As has become a tradition, a bunch of us without family commitments
got together for boardgames.
After a bit of
Sea Salt &
Paper
while people were arriving, we moved into some six-player games,
starting with Deadly
Dowagers—which
is good fun at 2-4, and pleasingly chaotic at 6. Three out of six of
us had the money and reputation to marry the Duke on the same turn…
A couple of games of
Landmarks
next, first time I've had the chance to try the team mode. The
connection with Codenames is even more obvious than in the
cooperative mode, but I still very much prefer this one.
On to Curses &
Covens,
definitely better with six than with four.
Back to party games and some
CrossTalk.
Hard work for me, this one, and I think it may be degenerate: each
turn a team has a choice of making a guess or asking for a clue, but
there's no penalty for a wrong guess and if they get a clue the other
team will get to guess it first. So I suspect it might be most
advantageous never to ask for a clue but guess based on what the other
team get. Still quite fun, but not one I adore or plan to acquire.
Then 3 of a
Kind, in
which one person chooses a category ("animal noises"), three other
players choose descriptions ("most likely to start a dance party"),
and then everyone writes down answers. If you have the same answer as
at least one other person, you each score equal to the number of
people with that answer. So a bit Just One-ish, but more
distributed. All right, nothing offensive about it, but nothing I'd go
to any trouble to own.
The
Chamæleon
struck me as unpleasant in much the same way as Spyfall (one player
has no idea what's going on and has to bluff it, i.e. me in many
social contexts).
A few rounds of ito
which is more or less Wavelength without all the bulky plastic bits.

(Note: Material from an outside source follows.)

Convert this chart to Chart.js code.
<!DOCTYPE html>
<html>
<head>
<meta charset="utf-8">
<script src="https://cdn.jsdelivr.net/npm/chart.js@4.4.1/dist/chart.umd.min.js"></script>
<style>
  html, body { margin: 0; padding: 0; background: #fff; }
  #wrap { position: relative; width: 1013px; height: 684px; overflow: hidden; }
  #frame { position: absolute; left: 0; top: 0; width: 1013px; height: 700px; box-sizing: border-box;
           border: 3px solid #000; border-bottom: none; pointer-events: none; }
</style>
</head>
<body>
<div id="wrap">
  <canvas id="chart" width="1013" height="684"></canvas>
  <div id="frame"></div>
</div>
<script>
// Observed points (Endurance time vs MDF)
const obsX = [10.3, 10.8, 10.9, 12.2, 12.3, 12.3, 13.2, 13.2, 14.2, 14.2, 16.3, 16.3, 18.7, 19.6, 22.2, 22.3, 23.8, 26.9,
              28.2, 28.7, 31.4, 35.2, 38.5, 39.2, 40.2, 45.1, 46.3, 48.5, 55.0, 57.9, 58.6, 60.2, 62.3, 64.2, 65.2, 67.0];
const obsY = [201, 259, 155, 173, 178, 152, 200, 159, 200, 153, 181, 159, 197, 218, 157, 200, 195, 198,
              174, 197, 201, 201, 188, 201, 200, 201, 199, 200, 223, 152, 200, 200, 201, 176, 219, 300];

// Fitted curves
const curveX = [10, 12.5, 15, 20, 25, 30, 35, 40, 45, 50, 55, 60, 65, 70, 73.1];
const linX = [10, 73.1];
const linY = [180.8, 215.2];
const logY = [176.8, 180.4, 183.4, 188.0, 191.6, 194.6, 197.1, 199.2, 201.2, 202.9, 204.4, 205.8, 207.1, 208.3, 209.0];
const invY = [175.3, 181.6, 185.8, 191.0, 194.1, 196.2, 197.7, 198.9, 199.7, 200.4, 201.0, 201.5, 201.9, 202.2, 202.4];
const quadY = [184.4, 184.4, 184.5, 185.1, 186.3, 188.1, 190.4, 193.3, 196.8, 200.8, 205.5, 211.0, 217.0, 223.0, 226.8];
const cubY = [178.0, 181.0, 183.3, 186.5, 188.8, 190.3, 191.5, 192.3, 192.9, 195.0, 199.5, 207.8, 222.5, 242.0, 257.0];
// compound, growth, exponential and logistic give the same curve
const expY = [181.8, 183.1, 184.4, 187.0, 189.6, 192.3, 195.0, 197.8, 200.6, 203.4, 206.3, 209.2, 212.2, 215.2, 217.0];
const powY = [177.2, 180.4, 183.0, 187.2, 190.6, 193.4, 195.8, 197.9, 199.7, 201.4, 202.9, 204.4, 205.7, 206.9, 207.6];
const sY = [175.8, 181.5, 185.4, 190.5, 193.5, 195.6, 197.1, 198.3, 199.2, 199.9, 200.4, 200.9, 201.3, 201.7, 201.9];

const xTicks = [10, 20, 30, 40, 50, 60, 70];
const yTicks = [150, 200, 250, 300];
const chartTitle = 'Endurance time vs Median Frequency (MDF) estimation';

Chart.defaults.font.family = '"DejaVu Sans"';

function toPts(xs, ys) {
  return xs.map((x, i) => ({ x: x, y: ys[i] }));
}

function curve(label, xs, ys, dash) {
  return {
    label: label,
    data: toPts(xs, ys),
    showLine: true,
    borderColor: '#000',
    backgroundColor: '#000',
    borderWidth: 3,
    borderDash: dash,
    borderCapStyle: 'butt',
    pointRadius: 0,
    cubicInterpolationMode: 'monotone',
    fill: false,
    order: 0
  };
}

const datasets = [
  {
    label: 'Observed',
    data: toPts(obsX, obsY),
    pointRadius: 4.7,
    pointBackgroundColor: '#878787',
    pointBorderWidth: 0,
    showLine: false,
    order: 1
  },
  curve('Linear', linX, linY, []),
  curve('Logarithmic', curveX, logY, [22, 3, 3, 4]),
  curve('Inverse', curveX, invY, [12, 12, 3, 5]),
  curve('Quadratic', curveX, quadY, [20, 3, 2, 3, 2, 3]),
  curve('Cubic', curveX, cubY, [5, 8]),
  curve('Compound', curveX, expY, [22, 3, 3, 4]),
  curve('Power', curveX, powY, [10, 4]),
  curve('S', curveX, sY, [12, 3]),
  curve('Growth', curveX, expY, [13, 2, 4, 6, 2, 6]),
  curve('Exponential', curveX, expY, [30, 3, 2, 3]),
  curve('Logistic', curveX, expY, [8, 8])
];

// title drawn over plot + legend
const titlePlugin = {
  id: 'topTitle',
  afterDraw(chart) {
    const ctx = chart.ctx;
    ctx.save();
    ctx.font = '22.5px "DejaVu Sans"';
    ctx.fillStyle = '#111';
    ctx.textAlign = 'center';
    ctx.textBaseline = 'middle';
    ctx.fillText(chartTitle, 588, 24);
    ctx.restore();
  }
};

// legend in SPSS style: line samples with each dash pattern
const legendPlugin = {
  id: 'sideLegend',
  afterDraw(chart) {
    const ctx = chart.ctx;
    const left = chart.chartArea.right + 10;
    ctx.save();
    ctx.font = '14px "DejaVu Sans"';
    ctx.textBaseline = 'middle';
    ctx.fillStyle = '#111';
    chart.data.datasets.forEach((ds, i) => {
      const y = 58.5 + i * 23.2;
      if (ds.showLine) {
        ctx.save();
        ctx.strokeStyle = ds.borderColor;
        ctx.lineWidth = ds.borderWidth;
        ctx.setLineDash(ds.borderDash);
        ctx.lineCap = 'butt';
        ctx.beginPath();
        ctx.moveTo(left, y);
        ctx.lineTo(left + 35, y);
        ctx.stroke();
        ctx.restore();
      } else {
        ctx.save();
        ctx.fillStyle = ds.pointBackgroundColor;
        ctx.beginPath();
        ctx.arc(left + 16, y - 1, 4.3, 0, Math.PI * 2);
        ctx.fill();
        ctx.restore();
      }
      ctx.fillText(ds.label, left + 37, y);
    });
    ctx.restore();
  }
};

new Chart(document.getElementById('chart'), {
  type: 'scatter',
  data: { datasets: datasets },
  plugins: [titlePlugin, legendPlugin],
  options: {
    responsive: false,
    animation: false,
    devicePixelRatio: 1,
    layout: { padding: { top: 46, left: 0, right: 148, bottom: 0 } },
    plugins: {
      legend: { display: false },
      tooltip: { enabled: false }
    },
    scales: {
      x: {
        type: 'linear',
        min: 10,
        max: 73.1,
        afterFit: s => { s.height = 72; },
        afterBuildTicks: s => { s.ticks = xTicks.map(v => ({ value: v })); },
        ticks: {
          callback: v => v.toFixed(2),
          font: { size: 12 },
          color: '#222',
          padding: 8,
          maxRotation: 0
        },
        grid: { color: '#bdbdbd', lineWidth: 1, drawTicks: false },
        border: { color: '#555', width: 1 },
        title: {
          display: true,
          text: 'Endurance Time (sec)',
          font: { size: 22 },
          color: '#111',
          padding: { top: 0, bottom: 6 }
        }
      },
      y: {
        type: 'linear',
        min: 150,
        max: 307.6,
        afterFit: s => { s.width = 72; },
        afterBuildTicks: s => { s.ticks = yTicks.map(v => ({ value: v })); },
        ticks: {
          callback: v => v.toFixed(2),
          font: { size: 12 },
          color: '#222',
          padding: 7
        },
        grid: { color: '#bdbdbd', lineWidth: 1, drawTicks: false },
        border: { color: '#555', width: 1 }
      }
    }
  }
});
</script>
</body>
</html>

Everyone gets a card numbered 1-100, there's a category, and you put
your card face down into the row while naming a thing; the quality of
match of the thing to the category is a clue as to your number. (So if
you have card 1 and the category is "things you could stare at all
day", you might say "the sun".) The objective is to get all the
numbers in order.
Finally, Project
L using the
"line clear" layout to allow two simultaneous turns. It's all a bit
chaotic and we didn't line up the turns until the end, but I think
that did no harm. Still a game I enjoy each time I play it.